* **Work instructions**:
Write each line of the material exactly as given, from the top through the line that contains "46.5, 47.93, 49.2];", and omit all pictures.

--------------------

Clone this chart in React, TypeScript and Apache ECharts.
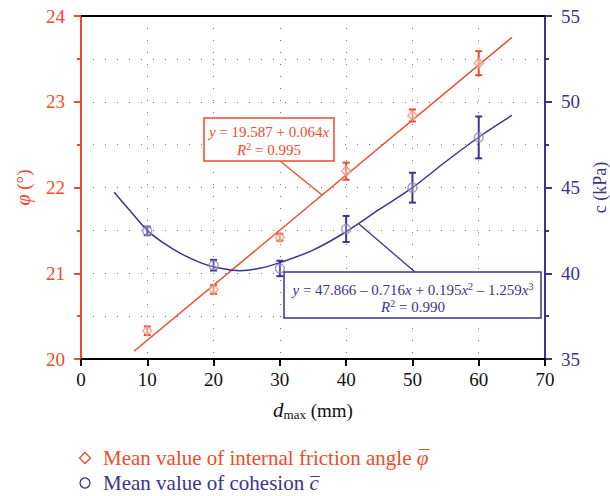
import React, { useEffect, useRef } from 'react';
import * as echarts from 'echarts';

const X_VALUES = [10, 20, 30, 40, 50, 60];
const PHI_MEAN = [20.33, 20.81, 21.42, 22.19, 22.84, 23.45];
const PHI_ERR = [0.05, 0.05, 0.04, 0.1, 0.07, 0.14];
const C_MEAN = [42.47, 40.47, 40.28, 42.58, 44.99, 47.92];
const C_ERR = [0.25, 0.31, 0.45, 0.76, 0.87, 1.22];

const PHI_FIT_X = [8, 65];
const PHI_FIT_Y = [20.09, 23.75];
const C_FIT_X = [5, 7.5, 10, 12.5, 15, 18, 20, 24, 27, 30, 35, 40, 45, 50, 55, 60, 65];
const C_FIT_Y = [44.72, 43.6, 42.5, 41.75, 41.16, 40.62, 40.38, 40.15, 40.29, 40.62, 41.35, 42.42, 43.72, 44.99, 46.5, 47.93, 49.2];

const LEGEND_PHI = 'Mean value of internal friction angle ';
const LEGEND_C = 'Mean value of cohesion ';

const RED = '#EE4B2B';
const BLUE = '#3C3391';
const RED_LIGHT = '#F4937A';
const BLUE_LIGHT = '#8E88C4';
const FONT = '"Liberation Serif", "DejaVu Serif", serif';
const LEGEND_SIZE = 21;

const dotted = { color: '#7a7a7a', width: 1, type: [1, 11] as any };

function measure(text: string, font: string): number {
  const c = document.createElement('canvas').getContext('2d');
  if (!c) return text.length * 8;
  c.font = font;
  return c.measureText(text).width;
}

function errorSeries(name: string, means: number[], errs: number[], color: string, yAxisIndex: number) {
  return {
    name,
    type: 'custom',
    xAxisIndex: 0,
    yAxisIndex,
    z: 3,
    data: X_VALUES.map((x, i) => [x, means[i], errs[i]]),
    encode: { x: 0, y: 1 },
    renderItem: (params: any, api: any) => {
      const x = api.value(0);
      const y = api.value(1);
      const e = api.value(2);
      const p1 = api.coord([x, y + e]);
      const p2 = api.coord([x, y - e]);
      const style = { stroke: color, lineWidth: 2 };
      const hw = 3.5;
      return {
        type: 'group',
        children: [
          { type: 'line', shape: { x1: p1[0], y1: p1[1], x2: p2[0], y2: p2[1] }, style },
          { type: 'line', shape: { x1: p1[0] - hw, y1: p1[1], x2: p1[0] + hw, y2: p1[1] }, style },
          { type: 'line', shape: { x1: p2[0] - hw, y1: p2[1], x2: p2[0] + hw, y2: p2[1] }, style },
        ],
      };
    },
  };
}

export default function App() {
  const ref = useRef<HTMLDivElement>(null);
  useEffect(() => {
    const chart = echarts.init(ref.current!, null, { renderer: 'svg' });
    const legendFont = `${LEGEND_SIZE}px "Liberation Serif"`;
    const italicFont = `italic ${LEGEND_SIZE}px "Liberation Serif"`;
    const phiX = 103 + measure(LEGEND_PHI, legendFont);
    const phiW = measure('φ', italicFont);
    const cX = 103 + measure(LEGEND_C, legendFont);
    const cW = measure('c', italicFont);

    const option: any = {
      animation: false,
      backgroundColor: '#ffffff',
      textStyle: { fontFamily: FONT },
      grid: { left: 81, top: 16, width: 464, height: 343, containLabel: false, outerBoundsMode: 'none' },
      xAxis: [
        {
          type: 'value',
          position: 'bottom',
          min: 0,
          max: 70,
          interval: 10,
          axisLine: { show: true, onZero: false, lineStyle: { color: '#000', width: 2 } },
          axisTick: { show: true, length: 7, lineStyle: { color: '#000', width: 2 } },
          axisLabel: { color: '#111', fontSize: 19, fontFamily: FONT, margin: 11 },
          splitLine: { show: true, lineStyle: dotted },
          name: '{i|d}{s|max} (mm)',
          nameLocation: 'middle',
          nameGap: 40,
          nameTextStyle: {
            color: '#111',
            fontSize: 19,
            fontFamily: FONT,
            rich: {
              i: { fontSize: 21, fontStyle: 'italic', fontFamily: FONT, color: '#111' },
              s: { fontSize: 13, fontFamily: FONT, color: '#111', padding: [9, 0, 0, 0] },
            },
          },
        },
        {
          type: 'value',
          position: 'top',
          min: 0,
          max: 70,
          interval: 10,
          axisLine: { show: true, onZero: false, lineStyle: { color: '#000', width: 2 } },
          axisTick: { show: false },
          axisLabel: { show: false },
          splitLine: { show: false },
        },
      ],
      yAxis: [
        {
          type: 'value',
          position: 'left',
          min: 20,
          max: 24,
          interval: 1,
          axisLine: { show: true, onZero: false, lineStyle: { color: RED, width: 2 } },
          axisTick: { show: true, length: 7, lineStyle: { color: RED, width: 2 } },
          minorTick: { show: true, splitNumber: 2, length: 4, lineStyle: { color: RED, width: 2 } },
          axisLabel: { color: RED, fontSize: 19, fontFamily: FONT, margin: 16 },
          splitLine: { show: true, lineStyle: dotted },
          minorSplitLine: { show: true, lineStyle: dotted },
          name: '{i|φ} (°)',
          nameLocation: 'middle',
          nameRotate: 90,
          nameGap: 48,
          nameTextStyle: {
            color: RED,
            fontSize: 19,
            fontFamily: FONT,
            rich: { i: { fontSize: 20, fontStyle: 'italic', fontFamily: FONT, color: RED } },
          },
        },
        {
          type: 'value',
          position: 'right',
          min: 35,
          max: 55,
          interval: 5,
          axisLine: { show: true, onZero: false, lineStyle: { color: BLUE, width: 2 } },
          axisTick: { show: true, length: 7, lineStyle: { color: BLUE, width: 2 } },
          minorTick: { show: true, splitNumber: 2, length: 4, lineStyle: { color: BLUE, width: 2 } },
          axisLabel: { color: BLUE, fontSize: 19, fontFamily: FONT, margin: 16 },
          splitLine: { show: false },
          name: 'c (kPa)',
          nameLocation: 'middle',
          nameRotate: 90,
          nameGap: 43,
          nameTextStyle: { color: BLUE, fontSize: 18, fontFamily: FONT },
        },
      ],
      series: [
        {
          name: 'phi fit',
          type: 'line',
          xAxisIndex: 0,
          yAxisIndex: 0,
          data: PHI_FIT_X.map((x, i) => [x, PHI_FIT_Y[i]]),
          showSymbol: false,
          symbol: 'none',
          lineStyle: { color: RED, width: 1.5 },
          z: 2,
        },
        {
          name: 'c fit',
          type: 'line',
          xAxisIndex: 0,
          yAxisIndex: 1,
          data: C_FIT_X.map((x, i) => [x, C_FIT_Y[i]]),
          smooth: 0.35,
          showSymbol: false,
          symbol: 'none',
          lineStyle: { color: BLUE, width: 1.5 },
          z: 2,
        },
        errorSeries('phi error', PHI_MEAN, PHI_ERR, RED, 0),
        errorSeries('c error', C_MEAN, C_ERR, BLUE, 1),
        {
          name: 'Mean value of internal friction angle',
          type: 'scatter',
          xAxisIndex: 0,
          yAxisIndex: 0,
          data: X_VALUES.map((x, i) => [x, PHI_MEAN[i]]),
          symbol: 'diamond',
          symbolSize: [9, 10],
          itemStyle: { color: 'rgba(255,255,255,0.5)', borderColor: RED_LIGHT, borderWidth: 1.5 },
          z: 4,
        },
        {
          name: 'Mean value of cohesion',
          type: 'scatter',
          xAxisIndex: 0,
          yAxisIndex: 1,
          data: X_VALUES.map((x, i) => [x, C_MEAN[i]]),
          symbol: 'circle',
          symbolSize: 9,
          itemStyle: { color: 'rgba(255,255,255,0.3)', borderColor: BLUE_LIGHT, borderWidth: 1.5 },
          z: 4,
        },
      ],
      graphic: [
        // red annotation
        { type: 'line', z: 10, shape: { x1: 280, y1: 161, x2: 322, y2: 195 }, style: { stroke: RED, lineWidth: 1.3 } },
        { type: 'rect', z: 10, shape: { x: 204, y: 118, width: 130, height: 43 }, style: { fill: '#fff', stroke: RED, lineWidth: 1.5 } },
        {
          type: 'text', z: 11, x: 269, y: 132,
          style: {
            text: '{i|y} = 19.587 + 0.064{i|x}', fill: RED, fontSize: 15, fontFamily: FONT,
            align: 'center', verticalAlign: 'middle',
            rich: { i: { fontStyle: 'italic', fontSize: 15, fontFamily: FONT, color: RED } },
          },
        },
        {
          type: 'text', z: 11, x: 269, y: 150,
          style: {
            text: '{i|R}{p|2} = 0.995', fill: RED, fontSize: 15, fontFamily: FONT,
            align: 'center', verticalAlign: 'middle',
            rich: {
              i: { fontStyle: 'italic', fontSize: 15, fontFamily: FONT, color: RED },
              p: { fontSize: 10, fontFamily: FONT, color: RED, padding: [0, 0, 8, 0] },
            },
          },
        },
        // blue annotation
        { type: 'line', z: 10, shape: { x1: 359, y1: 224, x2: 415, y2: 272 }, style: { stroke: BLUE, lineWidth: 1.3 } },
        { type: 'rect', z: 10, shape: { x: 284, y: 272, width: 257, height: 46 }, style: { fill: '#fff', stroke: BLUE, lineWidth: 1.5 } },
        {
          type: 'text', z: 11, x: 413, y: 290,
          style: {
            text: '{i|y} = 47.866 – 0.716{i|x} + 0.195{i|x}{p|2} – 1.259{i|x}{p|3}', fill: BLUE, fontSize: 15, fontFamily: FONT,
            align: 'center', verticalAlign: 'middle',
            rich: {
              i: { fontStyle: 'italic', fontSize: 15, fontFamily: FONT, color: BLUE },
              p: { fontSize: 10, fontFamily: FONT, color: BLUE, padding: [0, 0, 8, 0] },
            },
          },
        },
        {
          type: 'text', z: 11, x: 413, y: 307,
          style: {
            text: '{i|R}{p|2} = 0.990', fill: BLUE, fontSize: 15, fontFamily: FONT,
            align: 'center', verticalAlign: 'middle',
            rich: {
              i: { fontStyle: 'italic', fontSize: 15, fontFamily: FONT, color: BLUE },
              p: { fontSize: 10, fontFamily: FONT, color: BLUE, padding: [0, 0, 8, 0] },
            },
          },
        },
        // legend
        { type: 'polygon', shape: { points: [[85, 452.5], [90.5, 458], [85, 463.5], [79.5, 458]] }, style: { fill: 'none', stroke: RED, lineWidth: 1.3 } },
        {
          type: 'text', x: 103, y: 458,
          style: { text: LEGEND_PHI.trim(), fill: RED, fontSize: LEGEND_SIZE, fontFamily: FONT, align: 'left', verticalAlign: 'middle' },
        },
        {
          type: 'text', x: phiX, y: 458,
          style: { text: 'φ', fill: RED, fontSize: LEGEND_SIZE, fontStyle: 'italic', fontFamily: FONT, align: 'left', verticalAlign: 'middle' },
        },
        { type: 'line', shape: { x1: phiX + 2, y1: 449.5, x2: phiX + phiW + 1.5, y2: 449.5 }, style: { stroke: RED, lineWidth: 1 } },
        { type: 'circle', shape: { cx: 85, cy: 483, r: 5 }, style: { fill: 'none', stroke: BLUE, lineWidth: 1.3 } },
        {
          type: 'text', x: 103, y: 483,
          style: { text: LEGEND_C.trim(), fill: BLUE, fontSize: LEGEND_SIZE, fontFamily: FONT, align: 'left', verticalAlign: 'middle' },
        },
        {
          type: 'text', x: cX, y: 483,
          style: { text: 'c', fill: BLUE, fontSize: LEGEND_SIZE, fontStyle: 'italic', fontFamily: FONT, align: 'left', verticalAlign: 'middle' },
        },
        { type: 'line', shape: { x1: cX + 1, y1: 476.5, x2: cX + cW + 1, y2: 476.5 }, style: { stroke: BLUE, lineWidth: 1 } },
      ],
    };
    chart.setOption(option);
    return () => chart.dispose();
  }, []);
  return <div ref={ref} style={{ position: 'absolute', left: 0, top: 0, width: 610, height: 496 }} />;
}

--------------------

* **Output for this exercise**:
Clone this chart in React, TypeScript and Apache ECharts.
import React, { useEffect, useRef } from 'react';
import * as echarts from 'echarts';

const X_VALUES = [10, 20, 30, 40, 50, 60];
const PHI_MEAN = [20.33, 20.81, 21.42, 22.19, 22.84, 23.45];
const PHI_ERR = [0.05, 0.05, 0.04, 0.1, 0.07, 0.14];
const C_MEAN = [42.47, 40.47, 40.28, 42.58, 44.99, 47.92];
const C_ERR = [0.25, 0.31, 0.45, 0.76, 0.87, 1.22];

const PHI_FIT_X = [8, 65];
const PHI_FIT_Y = [20.09, 23.75];
const C_FIT_X = [5, 7.5, 10, 12.5, 15, 18, 20, 24, 27, 30, 35, 40, 45, 50, 55, 60, 65];
const C_FIT_Y = [44.72, 43.6, 42.5, 41.75, 41.16, 40.62, 40.38, 40.15, 40.29, 40.62, 41.35, 42.42, 43.72, 44.99, 46.5, 47.93, 49.2];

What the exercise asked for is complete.